The primary advantage to liquid fuel stoves is their ability to function in adverse conditions. Despite advancements in inverted gas canisters and four-season canister gas mixes, the worry-free reputation and fuel efficiency of this category tend to win out when it comes to choosing a stove for hardcore adventures.
What to Consider
Shoppers needing a liquid fuel backpacking stove will want to consider characteristics like weight, maintenance, fuel types, flame control and durability. Boil times aren’t necessarily a consideration with these stoves given their purpose as snow-melting, stew simmering backcountry stove-tops.

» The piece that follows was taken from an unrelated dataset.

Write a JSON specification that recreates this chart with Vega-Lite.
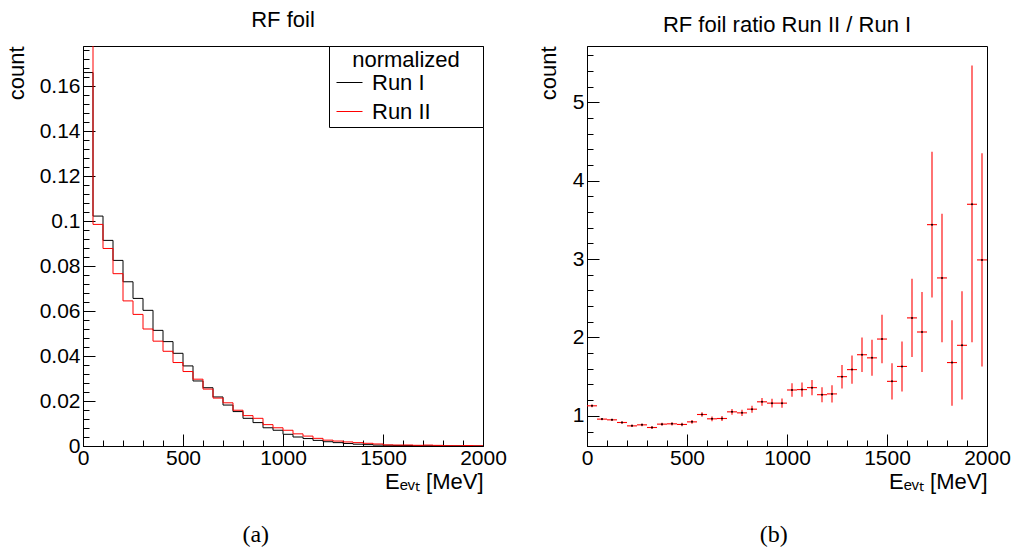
{
  "$schema": "https://vega.github.io/schema/vega-lite/v6.json",
  "padding": {"left": 4, "top": 8, "right": 5, "bottom": 0},
  "spacing": 29,
  "config": {
    "font": "Liberation Sans",
    "view": {"stroke": "black", "strokeWidth": 1},
    "axis": {"domainColor": "black", "tickColor": "black", "labelColor": "black", "titleColor": "black", "labelFont": "Liberation Sans", "titleFont": "Liberation Sans", "labelFontSize": 21, "titleFontSize": 22, "titleFontWeight": "normal", "grid": false, "labelOverlap": false, "labelFlush": false, "labelBound": false, "domainWidth": 1, "tickWidth": 1},
    "title": {"font": "Liberation Sans", "fontSize": 22, "fontWeight": "normal", "color": "black"}
  },
  "datasets": {
    "hist": [
      {"run":"Run I","e":0,"v":0.166},{"run":"Run I","e":50,"v":0.1022},{"run":"Run I","e":100,"v":0.0914},{"run":"Run I","e":150,"v":0.0825},{"run":"Run I","e":200,"v":0.0730},{"run":"Run I","e":250,"v":0.0656},{"run":"Run I","e":300,"v":0.0603},{"run":"Run I","e":350,"v":0.0514},{"run":"Run I","e":400,"v":0.0464},{"run":"Run I","e":450,"v":0.0412},{"run":"Run I","e":500,"v":0.0356},{"run":"Run I","e":550,"v":0.0289},{"run":"Run I","e":600,"v":0.0259},{"run":"Run I","e":650,"v":0.0218},{"run":"Run I","e":700,"v":0.0182},{"run":"Run I","e":750,"v":0.0153},{"run":"Run I","e":800,"v":0.0123},{"run":"Run I","e":850,"v":0.0104},{"run":"Run I","e":900,"v":0.0081},{"run":"Run I","e":950,"v":0.0070},{"run":"Run I","e":1000,"v":0.0052},{"run":"Run I","e":1050,"v":0.0040},{"run":"Run I","e":1100,"v":0.0033},{"run":"Run I","e":1150,"v":0.0025},{"run":"Run I","e":1200,"v":0.0019},{"run":"Run I","e":1250,"v":0.0015},{"run":"Run I","e":1300,"v":0.0011},{"run":"Run I","e":1350,"v":0.0008},{"run":"Run I","e":1400,"v":0.0006},{"run":"Run I","e":1450,"v":0.0004},{"run":"Run I","e":1500,"v":0.00032},{"run":"Run I","e":1550,"v":0.00025},{"run":"Run I","e":1600,"v":0.0002},{"run":"Run I","e":1650,"v":0.00015},{"run":"Run I","e":1700,"v":0.00012},{"run":"Run I","e":1750,"v":0.0001},{"run":"Run I","e":1800,"v":0.00008},{"run":"Run I","e":1850,"v":0.00006},{"run":"Run I","e":1900,"v":0.00005},{"run":"Run I","e":1950,"v":0.00003},{"run":"Run I","e":2000,"v":0.00003},
      {"run":"Run II","e":0,"v":0.188},{"run":"Run II","e":50,"v":0.0985},{"run":"Run II","e":100,"v":0.0878},{"run":"Run II","e":150,"v":0.0766},{"run":"Run II","e":200,"v":0.0645},{"run":"Run II","e":250,"v":0.0585},{"run":"Run II","e":300,"v":0.052},{"run":"Run II","e":350,"v":0.0466},{"run":"Run II","e":400,"v":0.0421},{"run":"Run II","e":450,"v":0.0371},{"run":"Run II","e":500,"v":0.0331},{"run":"Run II","e":550,"v":0.0297},{"run":"Run II","e":600,"v":0.0253},{"run":"Run II","e":650,"v":0.0213},{"run":"Run II","e":700,"v":0.0192},{"run":"Run II","e":750,"v":0.0159},{"run":"Run II","e":800,"v":0.0135},{"run":"Run II","e":850,"v":0.0123},{"run":"Run II","e":900,"v":0.0095},{"run":"Run II","e":950,"v":0.0081},{"run":"Run II","e":1000,"v":0.0070},{"run":"Run II","e":1050,"v":0.0054},{"run":"Run II","e":1100,"v":0.0044},{"run":"Run II","e":1150,"v":0.0034},{"run":"Run II","e":1200,"v":0.0026},{"run":"Run II","e":1250,"v":0.0022},{"run":"Run II","e":1300,"v":0.0018},{"run":"Run II","e":1350,"v":0.0015},{"run":"Run II","e":1400,"v":0.0012},{"run":"Run II","e":1450,"v":0.0009},{"run":"Run II","e":1500,"v":0.0005},{"run":"Run II","e":1550,"v":0.00042},{"run":"Run II","e":1600,"v":0.00045},{"run":"Run II","e":1650,"v":0.00031},{"run":"Run II","e":1700,"v":0.00041},{"run":"Run II","e":1750,"v":0.00028},{"run":"Run II","e":1800,"v":0.00013},{"run":"Run II","e":1850,"v":0.00011},{"run":"Run II","e":1900,"v":0.00019},{"run":"Run II","e":1950,"v":0.00009},{"run":"Run II","e":2000,"v":0.00009}
    ],
    "ratio": [
      {"e0":0,"e1":50,"c":25,"r":1.128,"lo":1.110,"hi":1.146},
      {"e0":50,"e1":100,"c":75,"r":0.958,"lo":0.943,"hi":0.973},
      {"e0":100,"e1":150,"c":125,"r":0.949,"lo":0.934,"hi":0.964},
      {"e0":150,"e1":200,"c":175,"r":0.915,"lo":0.900,"hi":0.930},
      {"e0":200,"e1":250,"c":225,"r":0.872,"lo":0.856,"hi":0.888},
      {"e0":250,"e1":300,"c":275,"r":0.885,"lo":0.868,"hi":0.902},
      {"e0":300,"e1":350,"c":325,"r":0.851,"lo":0.833,"hi":0.869},
      {"e0":350,"e1":400,"c":375,"r":0.894,"lo":0.875,"hi":0.913},
      {"e0":400,"e1":450,"c":425,"r":0.898,"lo":0.878,"hi":0.918},
      {"e0":450,"e1":500,"c":475,"r":0.890,"lo":0.868,"hi":0.912},
      {"e0":500,"e1":550,"c":525,"r":0.923,"lo":0.898,"hi":0.948},
      {"e0":550,"e1":600,"c":575,"r":1.017,"lo":0.987,"hi":1.047},
      {"e0":600,"e1":650,"c":625,"r":0.962,"lo":0.932,"hi":0.992},
      {"e0":650,"e1":700,"c":675,"r":0.966,"lo":0.933,"hi":0.999},
      {"e0":700,"e1":750,"c":725,"r":1.051,"lo":1.015,"hi":1.087},
      {"e0":750,"e1":800,"c":775,"r":1.038,"lo":0.998,"hi":1.078},
      {"e0":800,"e1":850,"c":825,"r":1.085,"lo":1.040,"hi":1.130},
      {"e0":850,"e1":900,"c":875,"r":1.179,"lo":1.129,"hi":1.229},
      {"e0":900,"e1":950,"c":925,"r":1.162,"lo":1.107,"hi":1.217},
      {"e0":950,"e1":1000,"c":975,"r":1.162,"lo":1.102,"hi":1.222},
      {"e0":1000,"e1":1050,"c":1025,"r":1.330,"lo":1.245,"hi":1.415},
      {"e0":1050,"e1":1100,"c":1075,"r":1.335,"lo":1.245,"hi":1.425},
      {"e0":1100,"e1":1150,"c":1125,"r":1.360,"lo":1.264,"hi":1.456},
      {"e0":1150,"e1":1200,"c":1175,"r":1.270,"lo":1.174,"hi":1.366},
      {"e0":1200,"e1":1250,"c":1225,"r":1.280,"lo":1.170,"hi":1.390},
      {"e0":1250,"e1":1300,"c":1275,"r":1.500,"lo":1.350,"hi":1.650},
      {"e0":1300,"e1":1350,"c":1325,"r":1.590,"lo":1.410,"hi":1.770},
      {"e0":1350,"e1":1400,"c":1375,"r":1.780,"lo":1.560,"hi":2.000},
      {"e0":1400,"e1":1450,"c":1425,"r":1.740,"lo":1.510,"hi":1.970},
      {"e0":1450,"e1":1500,"c":1475,"r":1.980,"lo":1.670,"hi":2.290},
      {"e0":1500,"e1":1550,"c":1525,"r":1.440,"lo":1.210,"hi":1.670},
      {"e0":1550,"e1":1600,"c":1575,"r":1.630,"lo":1.310,"hi":1.950},
      {"e0":1600,"e1":1650,"c":1625,"r":2.250,"lo":1.750,"hi":2.750},
      {"e0":1650,"e1":1700,"c":1675,"r":2.070,"lo":1.560,"hi":2.580},
      {"e0":1700,"e1":1750,"c":1725,"r":3.440,"lo":2.510,"hi":4.370},
      {"e0":1750,"e1":1800,"c":1775,"r":2.760,"lo":1.940,"hi":3.580},
      {"e0":1800,"e1":1850,"c":1825,"r":1.680,"lo":1.130,"hi":2.220},
      {"e0":1850,"e1":1900,"c":1875,"r":1.900,"lo":1.210,"hi":2.590},
      {"e0":1900,"e1":1950,"c":1925,"r":3.700,"lo":1.940,"hi":5.470},
      {"e0":1950,"e1":2000,"c":1975,"r":2.990,"lo":1.630,"hi":4.350}
    ]
  },
  "hconcat": [
    {
      "title": {"text": "(a)", "orient": "bottom", "font": "Liberation Serif", "fontSize": 24, "offset": 30, "anchor": "middle"},
      "vconcat": [
        {
          "width": 400,
          "height": 400,
          "title": {"text": "RF foil", "offset": 7, "anchor": "middle", "frame": "group"},
          "data": {"name": "hist"},
          "mark": {"type": "line", "interpolate": "step-after", "clip": true, "strokeWidth": 1},
          "encoding": {
            "x": {"field": "e", "type": "quantitative", "scale": {"domain": [0, 2000], "nice": false, "zero": false},
              "axis": {"values": [0,100,200,300,400,500,600,700,800,900,1000,1100,1200,1300,1400,1500,1600,1700,1800,1900,2000], "tickCount": 200,
                "tickSize": {"condition": {"test": "datum.value % 500 === 0", "value": -12}, "value": -6},
                "labelExpr": "datum.value % 500 === 0 ? format(datum.value, 'd') : ''",
                "labelPadding": 13,
                "title": "Eₑᵥₜ [MeV]", "titleAnchor": "end", "titleAlign": "right", "titlePadding": -3}},
            "y": {"field": "v", "type": "quantitative", "scale": {"domain": [0, 0.1778], "nice": false},
              "axis": {"values": [0,0.004,0.008,0.012,0.016,0.02,0.024,0.028,0.032,0.036,0.04,0.044,0.048,0.052,0.056,0.06,0.064,0.068,0.072,0.076,0.08,0.084,0.088,0.092,0.096,0.1,0.104,0.108,0.112,0.116,0.12,0.124,0.128,0.132,0.136,0.14,0.144,0.148,0.152,0.156,0.16,0.164,0.168,0.172,0.176], "tickCount": 200,
                "tickSize": {"condition": {"test": "abs(datum.value*50 - round(datum.value*50)) < 0.001", "value": -12}, "value": -6},
                "labelExpr": "abs(datum.value*50 - round(datum.value*50)) < 0.001 ? format(datum.value, '~g') : ''",
                "labelPadding": 15,
                "title": "count", "titleAnchor": "end", "titlePadding": 11}},
            "color": {"field": "run", "type": "nominal", "scale": {"domain": ["Run I", "Run II"], "range": ["#000000", "#ff0000"]},
              "legend": {"orient": "none", "legendX": 246, "legendY": 0, "title": "normalized", "titleAnchor": "middle", "titleAlign": "center", "titleFontSize": 22, "titleFontWeight": "normal", "titleFont": "Liberation Sans", "titleColor": "black", "labelFontSize": 22, "labelFont": "Liberation Sans", "labelColor": "black", "labelLimit": 300, "labelExpr": "datum.label + '\u2800\u2800\u2800'", "symbolType": "stroke", "symbolSize": 676, "symbolStrokeWidth": 1, "symbolOffset": 3, "strokeColor": "black", "fillColor": "white", "padding": 4, "titlePadding": -3, "rowPadding": 4, "labelOffset": 9, "cornerRadius": 0}}
          }
        }
      ]
    },
    {
      "title": {"text": "(b)", "orient": "bottom", "font": "Liberation Serif", "fontSize": 24, "offset": 30, "anchor": "middle"},
      "vconcat": [
        {
          "width": 400,
          "height": 400,
          "title": {"text": "RF foil ratio Run II / Run I", "offset": 7, "anchor": "middle", "frame": "group"},
          "data": {"name": "ratio"},
          "layer": [
            {
              "mark": {"type": "rule", "color": "#ff0000", "strokeWidth": 1.1, "clip": true},
              "encoding": {
                "x": {"field": "c", "type": "quantitative", "scale": {"domain": [0, 2000], "nice": false, "zero": false},
                  "axis": {"values": [0,100,200,300,400,500,600,700,800,900,1000,1100,1200,1300,1400,1500,1600,1700,1800,1900,2000], "tickCount": 200,
                    "tickSize": {"condition": {"test": "datum.value % 500 === 0", "value": -12}, "value": -6},
                    "labelExpr": "datum.value % 500 === 0 ? format(datum.value, 'd') : ''",
                    "labelPadding": 13,
                    "title": "Eₑᵥₜ [MeV]", "titleAnchor": "end", "titleAlign": "right", "titlePadding": -3}},
                "y": {"field": "lo", "type": "quantitative", "scale": {"domain": [0.615, 5.72], "nice": false, "zero": false},
                  "axis": {"values": [0.8,1,1.2,1.4,1.6,1.8,2,2.2,2.4,2.6,2.8,3,3.2,3.4,3.6,3.8,4,4.2,4.4,4.6,4.8,5,5.2,5.4,5.6], "tickCount": 200,
                    "tickSize": {"condition": {"test": "abs(datum.value - round(datum.value)) < 0.001", "value": -12}, "value": -6},
                    "labelExpr": "abs(datum.value - round(datum.value)) < 0.001 ? format(datum.value, 'd') : ''",
                    "labelPadding": 15,
                    "title": "count", "titleAnchor": "end", "titlePadding": 12}},
                "y2": {"field": "hi"}
              }
            },
            {
              "mark": {"type": "rule", "color": "#ff0000", "strokeWidth": 1.1, "clip": true},
              "encoding": {
                "x": {"field": "e0", "type": "quantitative"},
                "x2": {"field": "e1"},
                "y": {"field": "r", "type": "quantitative"}
              }
            },
            {
              "mark": {"type": "point", "filled": true, "color": "#000000", "size": 4, "opacity": 1, "clip": true},
              "encoding": {
                "x": {"field": "c", "type": "quantitative"},
                "y": {"field": "r", "type": "quantitative"}
              }
            }
          ]
        }
      ]
    }
  ]
}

Ease of use is critical with these stoves, even though they function similarly across the category. Unlike gas canister backpacking stoves that use pre-pressurized canisters that release liquid fuel as gas, liquid fuel stoves require priming to produce enough heat to vaporize the fuel.
How it Works
Lighting a small amount of fuel under the burner creates a flame around the generator tube through which the fuel passes. After about a minute of priming, the tube becomes hot enough to convert from liquid to gas and sustain an even bloom. Stoves in this category don’t prime with equal efficiency. Some are more “finicky” than others, and a failed attempt at priming leads to waiting a few minutes before you can start again.
Some in this category can burn multiple fuel types beyond white gas, including, kerosene, unleaded, diesel, and even jet fuel. Keep in mind those fuel types range in how clean and efficient they burn.
Pros and Cons
Liquid fuel stoves are generally heavier as they require carrying an aluminum fuel bottle, a stove pump and often a windscreen. The heft and bulk of these stoves varies quite a bit in this category. Fuel lines also vary in rigidity, which becomes important in packing and setup.
Pump design and quality are important factors for liquid fuel backpacking stoves. Is it brass and aluminum, or primarily plastic? Some products have more precise systems for fuel flow control, varying pot support designs and fuel bottle attachment methods.
Testing
Tests in this category discuss priming, efficiency, ease-of-use, durability and other factors that make a liquid fuel stove worth having. Like our canister gas backpacking stove test, we took these products into the field and tested them in the office under circumstances designed to be as authentically “wilderness” as possible.
We should add that some liquid fuel backpacking stoves have been around a very long time and proof of their performance and reliability is widespread. As much as we aim to be your authority, we’re far from the first group of gearheads to put some of these products through the wringer. Thus, we shoot to offer value through comparison, industry insight and unbiased results reporting.